The less structured 'English Country Garden' look is particularly popular for weddings. And this beautiful Hydrangea arborescens ‘Pink Annabelle’ is a perfect example of an in-demand seasonal flower. If you'd like to see examples of stunning designs featuring homegrown blooms, do check out the British Flowers Week website.
Peach & Apricot | Summer Weddings
Influenced both by fashion and interiors, last year peach and apricot were very popular choices for summer weddings. And this elegant bi-coloured rose from Ecuador called ‘Kahala’, with its champagne-cream petals edged with dark peach, was in demand.
An increase in advance orders for scented David Austin Roses was also a notable trend during prime wedding season, which should come as no surprise. These quintessential blooms perfectly encapsulate the 'just-gathered-from-the-garden' look. Also, soft pink 'Mansfield Park' spray roses went down a storm.
Moody Colour Palette | Autumn & Winter Weddings
Darker hues like burgundy, plum and ‘black’ were sought after for autumn and winter weddings. Blooms in these evocative shades include burgundy ranunculus and anemones, 'Black Baccara' roses, Scabiosa ‘Blackberry Scoop’ and deeper tones of amaryllis.
Brand new on the cut flower scene last year, butterfly ranunculus with its lustrous petals, quickly became a hot favourite with florists. Featuring multiple flowers on each single stem, it's available in yellow, peach, orange, pink and red. And it's back in season now at Nine Elms!
Traders report that standard ranunculus were strong in 2017. However, it’s cloni ranunculus which are gaining popularity. With their larger flower heads, although more expensive than standard varieties, they’re great value for money as they can last 10-14 days. Pale blush 'Hanoi' is currently the most in demand.
An incredible hit on Instagram, romantic peonies with their layers upon layers of delicate petals continued to top the charts in 2017, particularly varieties with generous sized blooms. And this adoration shows no signs of slowing down this year.
There are anemones and then there are 'super anemones'! Crowd-pleasing larger headed anemones proved to be a real hit. And this trend looks set to continue in 2018 too.
With foliage availability so closely linked to the seasons, it’s proved to be a bit of a challenge to pin down obvious trends. However, the following greenery proved to be very much in demand last year.
Beech, including copper beech.
Traders report that sales of succulents continued to be strong in 2017, with echeveria being popular. And with the millennials' (those born between the early eighties and 2000s) desire to nurture them in their homes, this trend shows no signs of abating. Check out our Succulents Product Profile for more information about these easy-to-look-after houseplants.

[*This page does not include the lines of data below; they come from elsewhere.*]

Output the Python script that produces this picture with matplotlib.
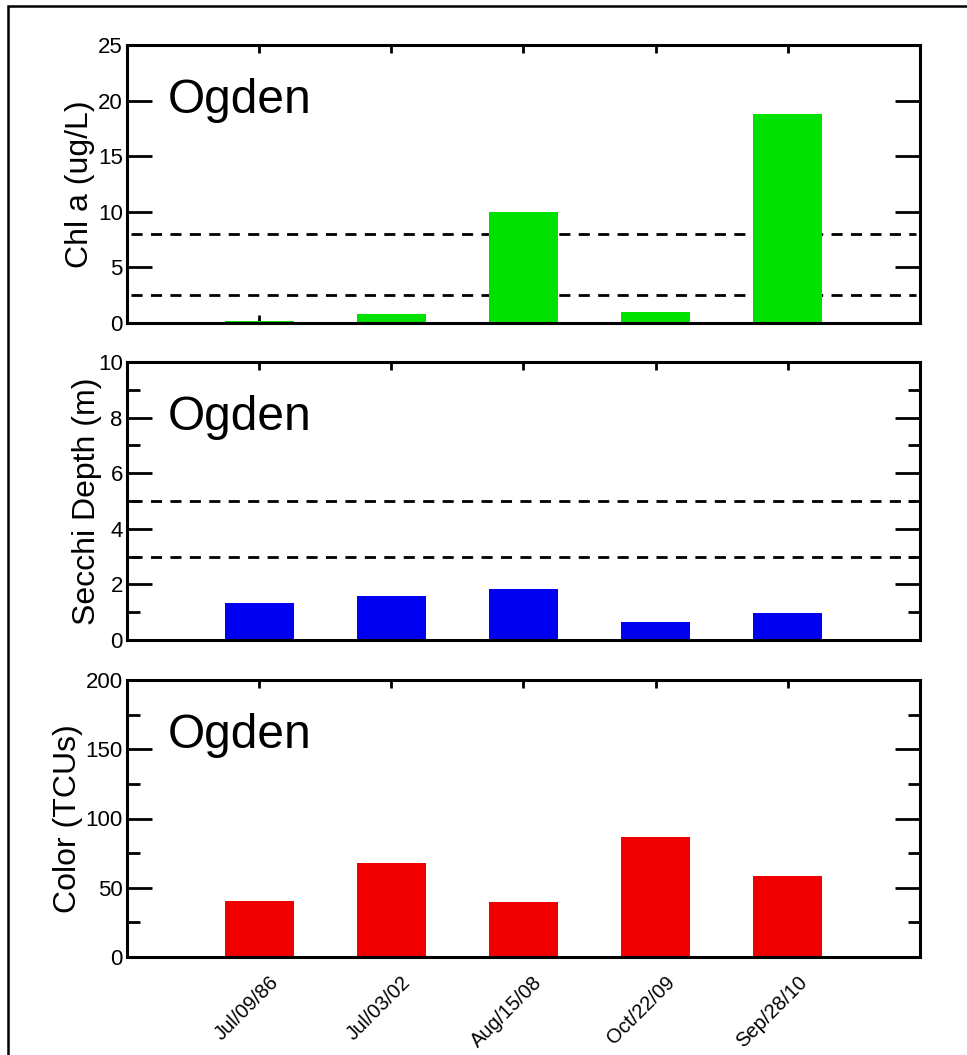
import numpy as np
import matplotlib
matplotlib.use("Agg")
import matplotlib.pyplot as plt
import matplotlib.transforms as mtransforms
from matplotlib.patches import Rectangle

plt.rcParams['font.family'] = ['Liberation Sans', 'DejaVu Sans']

# data
dates = ['Jul/09/86', 'Jul/03/02', 'Aug/15/08', 'Oct/22/09', 'Sep/28/10']
chla = [0.15, 0.8, 10.0, 1.0, 18.8]
secchi = [1.33, 1.58, 1.83, 0.65, 0.97]
color_tcu = [40.4, 67.9, 39.7, 86.6, 58.5]

chla_lines = [8, 2.5]
secchi_lines = [5, 3]

site = 'Ogden'

panels = [
    dict(vals=chla, col='#00E100', ylab='Chl a (ug/L)', ymax=25, major=5, minor=None,
         hlines=chla_lines, labx=-0.040),
    dict(vals=secchi, col='#0000F0', ylab='Secchi Depth (m)', ymax=10, major=2, minor=1,
         hlines=secchi_lines, labx=-0.032),
    dict(vals=color_tcu, col='#F00000', ylab='Color (TCUs)', ymax=200, major=50, minor=25,
         hlines=[], labx=-0.055),
]

W, H = 967, 1055
fig = plt.figure(figsize=(W / 100, H / 100), dpi=100)

# axes boxes in pixels: left, top, right, bottom
boxes = [(127, 45, 920, 323), (127, 362, 920, 640), (127, 680, 920, 957)]

x = np.arange(1, len(dates) + 1)

for box, p in zip(boxes, panels):
    l, t, r, b = box
    ax = fig.add_axes([l / W, 1 - b / H, (r - l) / W, (b - t) / H])
    ax.bar(x, p['vals'], width=0.52, color=p['col'], zorder=2)
    for h in p['hlines']:
        ax.axhline(h, color='black', lw=2, ls=(0, (4, 3)), zorder=1, xmin=0.005, xmax=0.995)
    ax.set_xlim(0, 6)
    ax.set_ylim(0, p['ymax'])
    ax.set_yticks(np.arange(0, p['ymax'] + 0.01, p['major']))
    if p['minor']:
        ax.set_yticks(np.arange(0, p['ymax'] + 0.01, p['minor']), minor=True)
    ax.set_xticks(x)
    ax.tick_params(axis='y', which='major', direction='in', length=18, width=2,
                   left=True, right=True, labelsize=16, pad=3)
    ax.tick_params(axis='y', which='minor', direction='in', length=9, width=2,
                   left=True, right=True)
    ax.tick_params(axis='x', which='major', direction='in', length=6, width=2,
                   top=True, bottom=True, labelsize=14.5, pad=0)
    for s in ax.spines.values():
        s.set_linewidth(2.2)
    ax.set_ylabel(p['ylab'], fontsize=23)
    ax.yaxis.set_label_coords(p['labx'], 0.5)
    ax.text(0.052, 0.755, site, transform=ax.transAxes, fontsize=34.5, va='baseline')
    if p is panels[-1]:
        ax.set_xticklabels(dates, rotation=45, ha='right', va='center', rotation_mode='anchor')
        shift = mtransforms.ScaledTranslation(16 / 100, -22 / 100, fig.dpi_scale_trans)
        for lab in ax.get_xticklabels():
            lab.set_transform(lab.get_transform() + shift)
    else:
        ax.set_xticklabels([])

# outer frame, cut off at right and bottom like the reference
fig.patches.append(Rectangle((8 / W, -0.1), 1.2, 1 - 6 / H + 0.1, transform=fig.transFigure,
                             fill=False, edgecolor='black', lw=1.8, zorder=0))

fig.savefig('out.png', dpi=100)
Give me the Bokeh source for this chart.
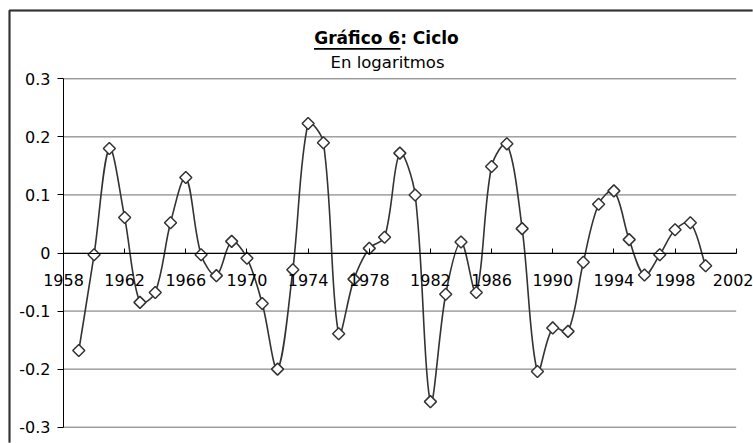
import math
from bokeh.plotting import figure
from bokeh.models import Range1d, FixedTicker, Label, BoxAnnotation
from bokeh.embed import file_html
from bokeh.resources import INLINE

years = list(range(1959, 2001))
ciclo = [-0.168, -0.003, 0.180, 0.061, -0.085, -0.068, 0.052, 0.130, -0.003, -0.039,
         0.020, -0.009, -0.087, -0.200, -0.029, 0.223, 0.190, -0.139, -0.045, 0.008,
         0.027, 0.172, 0.100, -0.256, -0.071, 0.019, -0.068, 0.149, 0.188, 0.042,
         -0.204, -0.129, -0.135, -0.016, 0.084, 0.107, 0.023, -0.038, -0.003, 0.040,
         0.052, -0.022]
x_ticks = [1958, 1962, 1966, 1970, 1974, 1978, 1982, 1986, 1990, 1994, 1998, 2002]
y_ticks = [-0.3, -0.2, -0.1, 0.0, 0.1, 0.2, 0.3]
y_tick_labels = ["-0.3", "-0.2", "-0.1", "0", "0.1", "0.2", "0.3"]
title_text = "Gráfico 6: Ciclo"
subtitle_text = "En logaritmos"

FONT = "DejaVu Sans"
W, H = 753, 443
# plot-area placement in pixels (left/right of x axis, top/bottom of y axis)
PX_L, PX_R, PY_T, PY_B = 63.0, 735.7, 78.3, 426.7
XMIN, XMAX, YMIN, YMAX = 1958, 2002, -0.3, 0.3
sx = (PX_R - PX_L) / (XMAX - XMIN)
sy = (PY_B - PY_T) / (YMAX - YMIN)


def dx(px):
    return XMIN + (px - PX_L) / sx


def dy(py):
    return YMAX - (py - PY_T) / sy


p = figure(width=W, height=H, output_backend="svg", toolbar_location=None, title=None,
           x_range=Range1d(dx(0), dx(W)), y_range=Range1d(dy(H), dy(0)),
           min_border_left=0, min_border_right=0, min_border_top=0, min_border_bottom=0)
p.outline_line_color = None
p.background_fill_color = "white"
p.border_fill_color = "white"

# chart border: top and left edges (right/bottom fall outside the window)
p.line(x=[dx(W - 1), dx(9), dx(9)], y=[dy(10), dy(10), dy(H - 1)],
       line_color="#333333", line_width=2)
p.add_layout(BoxAnnotation(left=dx(9), right=dx(W + 30), top=dy(10), bottom=dy(H + 30),
                           fill_color=None, line_color="#333333", line_width=2))

# gridlines over the plot area
p.xgrid.grid_line_color = None
p.ygrid.grid_line_color = None
p.segment(x0=[XMIN] * len(y_ticks), x1=[XMAX] * len(y_ticks), y0=y_ticks, y1=y_ticks,
          line_color="#6e6e6e", line_width=1)

# axes
p.xaxis.ticker = FixedTicker(ticks=x_ticks)
p.xaxis.fixed_location = 0
p.xaxis.bounds = (XMIN, XMAX)
p.xaxis.axis_line_color = "black"
p.xaxis.major_tick_in = 5
p.xaxis.major_tick_out = 0
p.xaxis.minor_tick_line_color = None
p.xaxis.major_label_standoff = 21
p.xaxis.major_label_text_font = FONT
p.xaxis.major_label_text_font_size = "16px"
p.xaxis.major_label_text_color = "black"

p.yaxis.ticker = FixedTicker(ticks=y_ticks)
p.yaxis.fixed_location = XMIN
p.yaxis.bounds = (YMIN, YMAX)
p.yaxis.major_label_overrides = {t: l for t, l in zip(y_ticks, y_tick_labels)}
p.yaxis.axis_line_color = "black"
p.yaxis.major_tick_in = 0
p.yaxis.major_tick_out = 6
p.yaxis.minor_tick_line_color = None
p.yaxis.major_label_standoff = 7
p.yaxis.major_label_text_font = FONT
p.yaxis.major_label_text_font_size = "16px"
p.yaxis.major_label_text_color = "black"

# smoothed line: tangent-based cubic Bezier with control lengths scaled by
# neighbouring segment lengths (spreadsheet-style smoothing), measured on screen
n = len(years)
X = [(y - XMIN) * sx for y in years]
Y = [v * sy for v in ciclo]


def ctrl(i):
    pm, pp = max(i - 1, 0), min(i + 1, n - 1)
    tx, ty = X[pp] - X[pm], Y[pp] - Y[pm]
    d0 = math.hypot(X[i] - X[pm], Y[i] - Y[pm])
    d1 = math.hypot(X[pp] - X[i], Y[pp] - Y[i])
    s = d0 + d1
    f0 = d0 / s if s else 0
    f1 = d1 / s if s else 0
    t = 1.0 / 3.0
    cin = (X[i] - tx * t * f0, Y[i] - ty * t * f0)
    cout = (X[i] + tx * t * f1, Y[i] + ty * t * f1)
    return cin, cout


cs = [ctrl(i) for i in range(n)]
x0, y0, x1, y1, cx0, cy0, cx1, cy1 = [], [], [], [], [], [], [], []
for i in range(n - 1):
    x0.append(years[i]); y0.append(ciclo[i])
    x1.append(years[i + 1]); y1.append(ciclo[i + 1])
    cx0.append(XMIN + cs[i][1][0] / sx); cy0.append(cs[i][1][1] / sy)
    cx1.append(XMIN + cs[i + 1][0][0] / sx); cy1.append(cs[i + 1][0][1] / sy)
p.bezier(x0=x0, y0=y0, x1=x1, y1=y1, cx0=cx0, cy0=cy0, cx1=cx1, cy1=cy1,
         line_color="#333333", line_width=1.6)

p.scatter(years, ciclo, marker="square", angle=math.pi / 4, size=8.5,
          fill_color="white", line_color="#333333", line_width=1.5)

# titles
p.add_layout(Label(x=dx(386), y=dy(37), text=title_text, text_align="center",
                   text_baseline="alphabetic", text_font=FONT,
                   text_font_style="bold", text_font_size="17px", text_color="black"))
p.add_layout(Label(x=dx(387), y=dy(62), text=subtitle_text, text_align="center",
                   text_baseline="alphabetic", text_font=FONT,
                   text_font_size="16.5px", text_color="black"))
p.add_layout(BoxAnnotation(left=dx(313.5), right=dx(400), top=dy(47.4), bottom=dy(49.2),
                           fill_color="black", fill_alpha=1, line_color=None))

open("out.html", "w").write(file_html(p, INLINE))
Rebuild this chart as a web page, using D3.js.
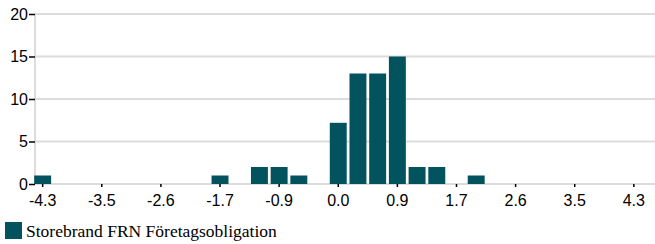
<!DOCTYPE html>
<html><head><meta charset="utf-8">
<script src="https://cdn.jsdelivr.net/npm/d3@7"></script>
<style>body{margin:0;background:#fff;}svg{display:block;}</style>
</head><body>
<svg id="c" width="655" height="244"></svg>
<script>
const bins = d3.range(31).map(i => "b" + i);
const counts = [1,0,0,0,0,0,0,0,0,1,0,2,2,1,0,7.2,13,13,15,2,2,0,1,0,0,0,0,0,0,0,0];
const tickLabels = ["-4.3","-3.5","-2.6","-1.7","-0.9","0.0","0.9","1.7","2.6","3.5","4.3"];
const yTicks = [0,5,10,15,20];
const seriesName = "Storebrand FRN Företagsobligation";
const color = "#03535f";

(function(){
const svg = d3.select("#c");
const mLeft = 35, mRight = 655, mTop = 14, mBottom = 184;
const step = (632 - 43) / 30;
const x = d3.scaleBand().domain(bins).range([44 - step/2, 632.5 + step/2]).paddingInner(0.14).paddingOuter(0);
const y = d3.scaleLinear().domain([0,20]).range([mBottom, mTop]);

svg.append("g").selectAll("line").data(yTicks).join("line")
  .attr("x1", mLeft).attr("x2", mRight)
  .attr("y1", d => y(d)).attr("y2", d => y(d))
  .attr("stroke", "#dcdcdc").attr("stroke-width", 2);
svg.append("line").attr("x1", mLeft).attr("x2", mLeft).attr("y1", mTop).attr("y2", mBottom)
  .attr("stroke", "#dcdcdc").attr("stroke-width", 2);

svg.append("g").selectAll("rect").data(counts.map((v,i)=>({k:bins[i],v}))).join("rect")
  .attr("x", d => x(d.k)).attr("width", x.bandwidth())
  .attr("y", d => y(d.v)).attr("height", d => mBottom - y(d.v))
  .attr("fill", color);

const ya = svg.append("g").attr("transform", `translate(${mLeft},0)`)
  .call(d3.axisLeft(y).tickValues(yTicks).tickSize(6).tickPadding(1).tickFormat(d3.format("d")));
ya.select(".domain").remove();
ya.selectAll(".tick line").attr("stroke", "#000").attr("stroke-width", 1.5);
ya.selectAll("text").attr("font-family", "Liberation Sans, Arial, sans-serif").attr("font-size", 16).attr("fill", "#000");

const tickBins = bins.filter((b,i) => i % 3 === 0);
const xa = svg.append("g").attr("transform", `translate(0,${mBottom})`)
  .call(d3.axisBottom(x).tickValues(tickBins).tickSize(3).tickPadding(8)
    .tickFormat((d,i) => tickLabels[i]));
xa.select(".domain").remove();
xa.selectAll(".tick line").attr("stroke", "#000").attr("stroke-width", 1.5);
xa.selectAll("text").attr("font-family", "Liberation Sans, Arial, sans-serif").attr("font-size", 16).attr("fill", "#000");

svg.append("rect").attr("x", 5).attr("y", 222).attr("width", 17).attr("height", 17).attr("fill", color);
svg.append("text").attr("x", 26).attr("y", 237).text(seriesName)
  .attr("font-family", "Liberation Serif, Times New Roman, serif").attr("font-size", 17.5).attr("fill", "#000");
})();
</script>
</body></html>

Millennials are also very fond of prickly cacti plants, due in part to their longevity. Plant wholesalers have noted high demand for these hip houseplants, including this variety called Echinocactus grusonii.
Lush ferns were spectacularly popular in 2017, not only as potted plants but also as cut foliage. And this trend looks certain to continue. A very in-demand variety is Nephrolepis exaltata 'Bostoniensis', also known as Boston Fern. Head over to our Ferns Product Profile for more information.
Another trendy 'plant of the moment' is the Ficus lyrata. It's known for its large violin-shaped leaves, which give it the common name of the fiddle-leaf fig. Traders report that it's been incredibly popular.
Hanging plants, like Ceropegia (String of hearts), have proved to be very in favour with demand on the increase. And larger trailing plants, such as Rhipsalis, are particularly sought after.
With striking flower heads, homegrown auriculas were very fashionable last year, as were equally captivating black violas.
Demand for rustic, aged and natural-looking pots was sky high in 2017. And with customers continuing to be drawn to the rawness and artisan look of cement and natural stone effect containers, this trend looks certain to continue in 2018.
Adding a pop of colour, both patterned and plain glazed pots were in demand.
The versatility of recycled glass jars, as both vases and terrariums, has been a factor which has helped the increasing popularity of this glassware style.
Copper, Rose Gold & Gold
Gold and copper, as opposed to silver, have been sought after particularly with regards to mirror vases. And on the spray paint front, copper and rose gold have been the topping the hit parade.
Silk flowers, particularly large-headed peonies, hydrangeas and hydrangea panels were very popular in 2017, a trend which we predict will continue this year.
Artificial plants have been in great demand, especially for adding a botanical touch to outside urban spaces. This 'no-maintenance' greenery is perfect for entrances, balconies and terraces.
Also popular sundries wise last year were grey flower bags and tissue, plus frosted cellophane.
So, that's our round-up of the hottest trends in flowers, foliage, plants and sundries. It’ll be interesting to see what shines out during the next twelve months and the impact of Pantone’s Color of the Year for 2018, Ultra Violet.